Le Conseil d’Etat juge toutefois que l’autorité administrative doit être en mesure d’apprécier la légalité du projet dans sa globalité lors de l’instruction7nonobstant les demandes distinctes de permis. Ainsi, en cas de fragmentation des demandes de permis de construire et de permis de démolir, il est conseillé soit de déposer de manière simultanée l’ensemble des demandes d’autorisations d’urbanisme, soit de déposer le permis de construire après la délivrance du permis de démolir.

Qu’est-ce qu’un site inscrit ?

Un site inscrit, tel que défini à l’article L. 341-1 du code de l’environnement, est un espace naturel ou bâti qui « présente, au point de vue artistique, historique, scientifique, légendaire ou pittoresque, un intérêt général ». Les sites inscrits sont recensés au sein de chaque département.

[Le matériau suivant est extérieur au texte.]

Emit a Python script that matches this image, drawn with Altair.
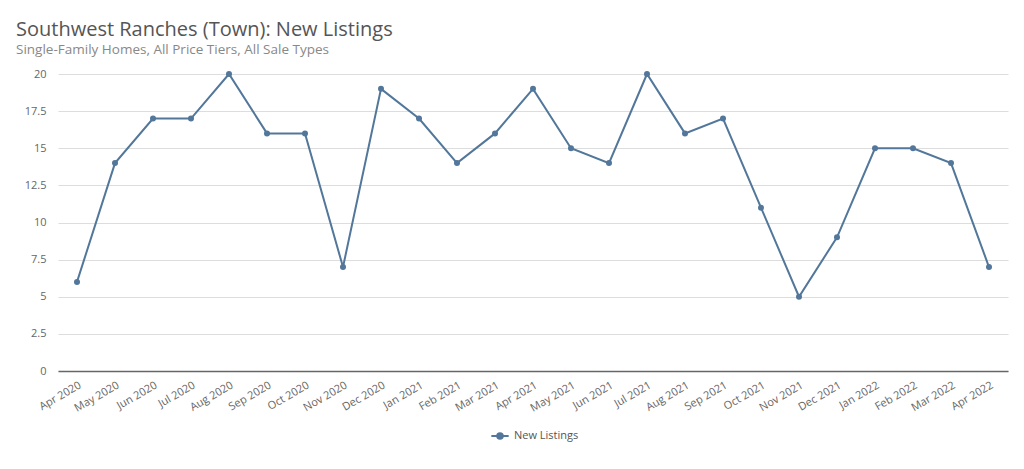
import altair as alt
import pandas as pd

months = ["Apr 2020", "May 2020", "Jun 2020", "Jul 2020", "Aug 2020", "Sep 2020", "Oct 2020",
          "Nov 2020", "Dec 2020", "Jan 2021", "Feb 2021", "Mar 2021", "Apr 2021", "May 2021",
          "Jun 2021", "Jul 2021", "Aug 2021", "Sep 2021", "Oct 2021", "Nov 2021", "Dec 2021",
          "Jan 2022", "Feb 2022", "Mar 2022", "Apr 2022"]
new_listings = [6, 14, 17, 17, 20, 16, 16, 7, 19, 17, 14, 16, 19, 15, 14, 20, 16, 17, 11, 5, 9,
                15, 15, 14, 7]
series_name = "New Listings"

df = pd.DataFrame({"month": months, "value": new_listings, "series": series_name})

color = "#52779a"
point_color = "#44698e"
font = "Open Sans"

legend_path = "M -1 0 L 1 0 M 0.32 0 A 0.32 0.32 0 1 1 -0.32 0 A 0.32 0.32 0 1 1 0.32 0 Z"

chart = alt.Chart(df).mark_line(
    point=alt.OverlayMarkDef(filled=True, size=36, color=point_color),
    strokeWidth=2,
).encode(
    x=alt.X("month:N", sort=months, title=None,
            scale=alt.Scale(type="point", padding=0.5),
            axis=alt.Axis(labelAngle=-30, labelAlign="right", labelBaseline="top",
                          ticks=False, domain=True, domainColor="#666666", domainWidth=1.5,
                          labelColor="#666666", labelFontSize=11, labelFont=font, labelPadding=8,
                          grid=False)),
    y=alt.Y("value:Q", title=None,
            scale=alt.Scale(domain=[0, 20]),
            axis=alt.Axis(values=[0, 2.5, 5, 7.5, 10, 12.5, 15, 17.5, 20], format=".3~g",
                          ticks=False, domain=False, gridColor="#dddddd",
                          labelColor="#666666", labelFontSize=11, labelFont=font,
                          labelPadding=12)),
    color=alt.Color("series:N", title=None,
                    scale=alt.Scale(domain=[series_name], range=[color]),
                    legend=alt.Legend(orient="none", legendX=432, legendY=352,
                                      symbolType=legend_path,
                                      symbolSize=300, symbolFillColor=point_color,
                                      symbolStrokeWidth=2,
                                      labelFont=font, labelFontSize=11, labelColor="#555555")),
).properties(
    width=950,
    height=297,
    title=alt.TitleParams(
        text="Southwest Ranches (Town): New Listings",
        subtitle="Single-Family Homes, All Price Tiers, All Sale Types",
        anchor="start", frame="group", dx=-42, offset=12,
        font=font, fontSize=20, fontWeight="normal", color="#555555",
        subtitleFont=font, subtitleFontSize=13.5, subtitleColor="#888888", subtitlePadding=3,
    ),
    padding={"left": 50, "top": 66, "right": 8, "bottom": 80},
    autosize=alt.AutoSizeParams(type="none"),
).configure_view(stroke=None)

chart.save("out.html", embed_options={"renderer": "svg", "actions": False})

Par exemple, selon la Direction régionale et interdépartementale de l’environnement et de l’énergie d’Île- de-France, cette région comporte 239 sites inscrits, pour une moyenne de 184 dans les autres régions.

Les sites inscrits représentent 13 % de la superficie de l’Île-de-France (contre 2,6 % de moyenne nationale). La ville de Paris, à elle seule, compte une superficie de sites inscrits de 4 400 hectares.

Quelques précisions

1 L’article R.423-67-2 du code de l’urbanisme dispose que « le délai à l’issue duquel l’architecte des Bâtiments de France doit se prononcer sur un permis de démolir situé dans un site inscrit est de deux mois. En cas de silence de l’architecte des Bâtiments de France à l’issue de ce délai, son accord est réputé refusé ».

2 Art. R. 424-1 du code de l’urbanisme.

3 L’article R. 424-2 du code de l’urbanisme prévoit les cas dans lesquels l’absence de notification d’une décision expresse dans le délai d’instruction vaut décision implicite de rejet.

4 CE, 16 mars 2015, Ville de Paris c. M. Sebag, n°380498.

5 Alors que le tribunal administratif de Cergy-Pontoise avait jugé que le permis de construire « intègre une réponse formelle sur la partie démolition du projet » (9 avril 2012, n°1006492), le tribunal administratif de Bordeaux avait adopté la position inverse et exigeait un avis exprès de l’ABF sur le volet démolition (20 juin 2013, n°1102378).

6 CE, 21 févier 2018, SCI La Villa Mimosas, n°401043.

7 CE, 7 novembre 1973, n°85237 ; CE, 17 juillet 2009, Cne de Grenoble, n°301615.